===== Records provided

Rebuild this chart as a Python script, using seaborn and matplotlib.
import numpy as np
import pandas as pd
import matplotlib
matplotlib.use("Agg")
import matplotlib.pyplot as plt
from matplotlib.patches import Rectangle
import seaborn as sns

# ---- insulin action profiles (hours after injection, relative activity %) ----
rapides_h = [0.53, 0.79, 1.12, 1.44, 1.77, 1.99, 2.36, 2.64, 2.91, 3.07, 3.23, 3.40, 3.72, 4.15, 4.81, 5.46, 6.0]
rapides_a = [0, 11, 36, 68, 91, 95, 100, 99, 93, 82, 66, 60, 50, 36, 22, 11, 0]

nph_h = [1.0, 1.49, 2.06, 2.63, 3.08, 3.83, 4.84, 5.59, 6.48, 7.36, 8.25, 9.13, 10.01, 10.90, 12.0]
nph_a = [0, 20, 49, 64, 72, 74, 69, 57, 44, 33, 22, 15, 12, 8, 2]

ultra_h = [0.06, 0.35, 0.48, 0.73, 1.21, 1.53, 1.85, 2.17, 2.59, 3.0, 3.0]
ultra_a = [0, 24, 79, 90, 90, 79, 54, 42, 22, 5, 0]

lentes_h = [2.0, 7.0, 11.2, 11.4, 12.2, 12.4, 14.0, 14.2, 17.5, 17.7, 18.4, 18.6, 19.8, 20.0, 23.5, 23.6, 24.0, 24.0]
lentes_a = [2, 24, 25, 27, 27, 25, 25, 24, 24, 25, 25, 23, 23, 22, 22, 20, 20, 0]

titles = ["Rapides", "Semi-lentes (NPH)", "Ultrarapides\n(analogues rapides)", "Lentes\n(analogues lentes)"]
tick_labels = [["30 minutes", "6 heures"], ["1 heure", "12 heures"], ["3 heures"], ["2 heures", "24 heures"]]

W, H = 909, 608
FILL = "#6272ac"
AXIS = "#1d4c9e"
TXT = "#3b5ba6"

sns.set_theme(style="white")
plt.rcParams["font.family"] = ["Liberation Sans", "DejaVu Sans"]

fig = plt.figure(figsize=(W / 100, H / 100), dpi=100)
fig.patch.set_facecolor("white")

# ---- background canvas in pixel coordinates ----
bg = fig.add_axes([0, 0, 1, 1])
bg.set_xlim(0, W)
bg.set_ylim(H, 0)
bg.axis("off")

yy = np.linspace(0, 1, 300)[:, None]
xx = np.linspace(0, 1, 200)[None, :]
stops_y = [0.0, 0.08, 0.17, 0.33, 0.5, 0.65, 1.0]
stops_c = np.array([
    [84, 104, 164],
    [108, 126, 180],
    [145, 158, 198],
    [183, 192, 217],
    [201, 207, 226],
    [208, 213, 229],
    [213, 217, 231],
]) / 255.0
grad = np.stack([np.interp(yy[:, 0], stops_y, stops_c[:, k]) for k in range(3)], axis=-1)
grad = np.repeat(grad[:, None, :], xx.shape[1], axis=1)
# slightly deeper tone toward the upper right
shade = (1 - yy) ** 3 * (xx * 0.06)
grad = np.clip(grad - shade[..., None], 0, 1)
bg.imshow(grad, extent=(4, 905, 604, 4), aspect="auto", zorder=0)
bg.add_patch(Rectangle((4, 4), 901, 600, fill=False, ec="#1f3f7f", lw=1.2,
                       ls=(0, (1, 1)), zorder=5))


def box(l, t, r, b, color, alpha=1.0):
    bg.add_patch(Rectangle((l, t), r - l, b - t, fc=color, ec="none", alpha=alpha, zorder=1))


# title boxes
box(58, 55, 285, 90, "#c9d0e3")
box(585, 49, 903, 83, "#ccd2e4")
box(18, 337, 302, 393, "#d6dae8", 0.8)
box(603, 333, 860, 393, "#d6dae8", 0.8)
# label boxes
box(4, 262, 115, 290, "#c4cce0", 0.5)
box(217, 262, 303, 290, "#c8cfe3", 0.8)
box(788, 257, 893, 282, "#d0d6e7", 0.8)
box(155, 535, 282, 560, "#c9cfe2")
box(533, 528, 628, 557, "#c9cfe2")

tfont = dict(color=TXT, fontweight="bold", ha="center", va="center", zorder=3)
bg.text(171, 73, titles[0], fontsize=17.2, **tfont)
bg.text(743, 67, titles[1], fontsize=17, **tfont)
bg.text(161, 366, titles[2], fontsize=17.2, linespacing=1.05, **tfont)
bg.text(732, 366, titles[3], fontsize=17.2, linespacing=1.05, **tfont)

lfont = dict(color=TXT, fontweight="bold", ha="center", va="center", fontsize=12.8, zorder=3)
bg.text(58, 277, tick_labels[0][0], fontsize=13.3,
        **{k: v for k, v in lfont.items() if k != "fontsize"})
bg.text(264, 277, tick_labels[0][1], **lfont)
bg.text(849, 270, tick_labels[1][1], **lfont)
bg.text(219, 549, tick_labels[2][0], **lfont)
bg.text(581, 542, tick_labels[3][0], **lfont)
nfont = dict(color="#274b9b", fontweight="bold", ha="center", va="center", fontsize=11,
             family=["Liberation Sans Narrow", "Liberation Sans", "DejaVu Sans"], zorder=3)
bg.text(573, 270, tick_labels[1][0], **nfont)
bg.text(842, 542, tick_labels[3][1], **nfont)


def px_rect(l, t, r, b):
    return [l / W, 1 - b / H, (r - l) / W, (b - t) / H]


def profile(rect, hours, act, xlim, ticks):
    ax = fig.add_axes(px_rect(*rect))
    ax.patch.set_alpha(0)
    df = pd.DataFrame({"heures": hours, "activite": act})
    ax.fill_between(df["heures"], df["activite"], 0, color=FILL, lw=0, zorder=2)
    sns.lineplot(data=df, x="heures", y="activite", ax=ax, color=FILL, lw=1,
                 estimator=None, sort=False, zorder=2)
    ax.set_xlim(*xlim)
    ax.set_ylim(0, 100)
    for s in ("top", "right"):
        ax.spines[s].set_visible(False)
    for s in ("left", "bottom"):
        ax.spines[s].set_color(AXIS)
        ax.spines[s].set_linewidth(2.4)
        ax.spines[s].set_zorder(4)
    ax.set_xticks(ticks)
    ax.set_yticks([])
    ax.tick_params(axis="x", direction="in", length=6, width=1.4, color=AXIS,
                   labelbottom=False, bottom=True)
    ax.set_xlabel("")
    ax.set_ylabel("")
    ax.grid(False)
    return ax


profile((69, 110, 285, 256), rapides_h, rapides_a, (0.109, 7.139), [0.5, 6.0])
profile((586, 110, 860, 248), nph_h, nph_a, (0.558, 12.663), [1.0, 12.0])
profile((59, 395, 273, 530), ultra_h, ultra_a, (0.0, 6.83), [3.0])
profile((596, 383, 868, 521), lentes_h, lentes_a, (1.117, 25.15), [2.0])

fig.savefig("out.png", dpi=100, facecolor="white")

==========
===== Records provided

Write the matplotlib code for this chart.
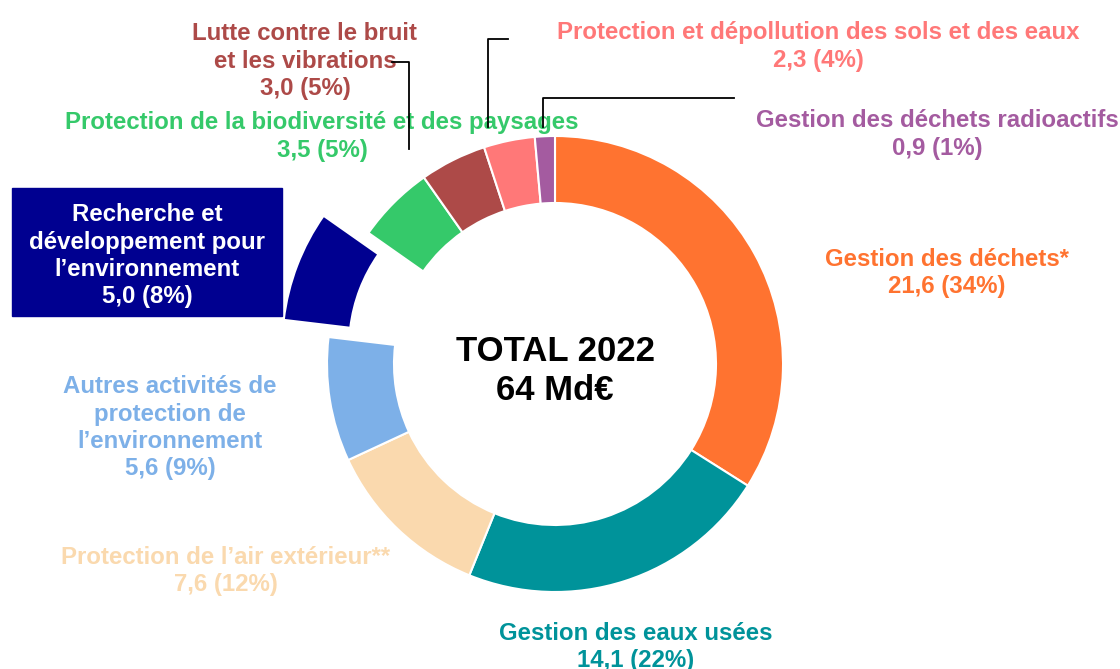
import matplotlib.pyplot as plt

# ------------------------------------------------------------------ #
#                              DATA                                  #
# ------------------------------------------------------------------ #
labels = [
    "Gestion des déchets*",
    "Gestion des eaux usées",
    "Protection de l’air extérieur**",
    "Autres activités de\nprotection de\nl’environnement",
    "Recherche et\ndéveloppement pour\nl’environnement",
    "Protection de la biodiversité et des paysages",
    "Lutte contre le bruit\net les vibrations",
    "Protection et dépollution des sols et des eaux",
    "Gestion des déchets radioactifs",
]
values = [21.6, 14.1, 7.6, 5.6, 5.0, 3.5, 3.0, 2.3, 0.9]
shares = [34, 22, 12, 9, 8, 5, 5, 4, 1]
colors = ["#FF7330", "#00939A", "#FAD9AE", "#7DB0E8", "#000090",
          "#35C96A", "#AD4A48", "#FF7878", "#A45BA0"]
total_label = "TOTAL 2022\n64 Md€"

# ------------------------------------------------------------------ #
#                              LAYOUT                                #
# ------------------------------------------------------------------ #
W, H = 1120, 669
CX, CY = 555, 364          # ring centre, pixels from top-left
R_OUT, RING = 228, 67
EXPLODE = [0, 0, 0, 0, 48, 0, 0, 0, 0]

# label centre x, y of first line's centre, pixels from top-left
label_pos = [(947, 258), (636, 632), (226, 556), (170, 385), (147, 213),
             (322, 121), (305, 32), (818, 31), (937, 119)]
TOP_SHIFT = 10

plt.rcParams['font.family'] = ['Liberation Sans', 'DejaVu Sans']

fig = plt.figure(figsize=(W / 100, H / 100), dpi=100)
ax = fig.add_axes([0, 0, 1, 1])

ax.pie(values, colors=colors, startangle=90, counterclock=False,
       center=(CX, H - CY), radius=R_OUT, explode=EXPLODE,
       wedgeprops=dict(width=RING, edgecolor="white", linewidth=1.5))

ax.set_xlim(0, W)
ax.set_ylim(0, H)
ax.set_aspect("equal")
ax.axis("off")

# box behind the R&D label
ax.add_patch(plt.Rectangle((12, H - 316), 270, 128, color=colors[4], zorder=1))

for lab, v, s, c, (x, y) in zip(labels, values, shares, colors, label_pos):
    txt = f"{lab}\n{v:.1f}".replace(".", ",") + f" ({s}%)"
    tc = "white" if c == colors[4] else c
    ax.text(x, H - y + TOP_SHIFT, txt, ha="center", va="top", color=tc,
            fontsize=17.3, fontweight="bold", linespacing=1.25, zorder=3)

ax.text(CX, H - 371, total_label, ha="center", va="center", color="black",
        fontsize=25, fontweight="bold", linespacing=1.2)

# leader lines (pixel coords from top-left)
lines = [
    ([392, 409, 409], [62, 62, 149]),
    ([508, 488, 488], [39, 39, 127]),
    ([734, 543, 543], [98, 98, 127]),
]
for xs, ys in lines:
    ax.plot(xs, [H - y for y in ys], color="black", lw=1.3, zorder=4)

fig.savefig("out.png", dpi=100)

==========
===== Records provided

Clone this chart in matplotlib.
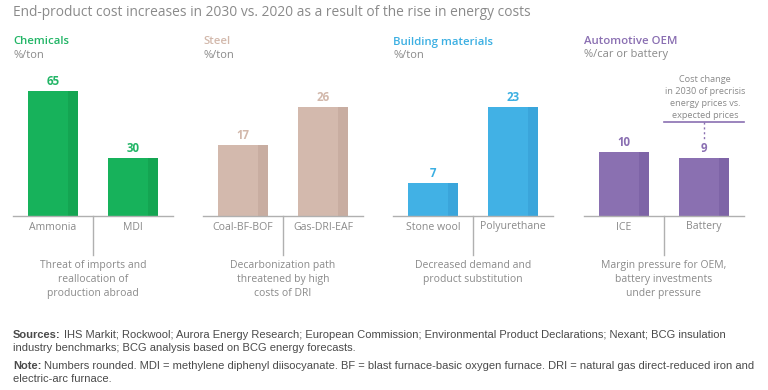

==========

Among the lines of the material, find those that hold the word "this" and copy them.

Rebuild this chart as a Python script, using seaborn and matplotlib.
Write the matplotlib code for this chart.
Clone this chart in matplotlib.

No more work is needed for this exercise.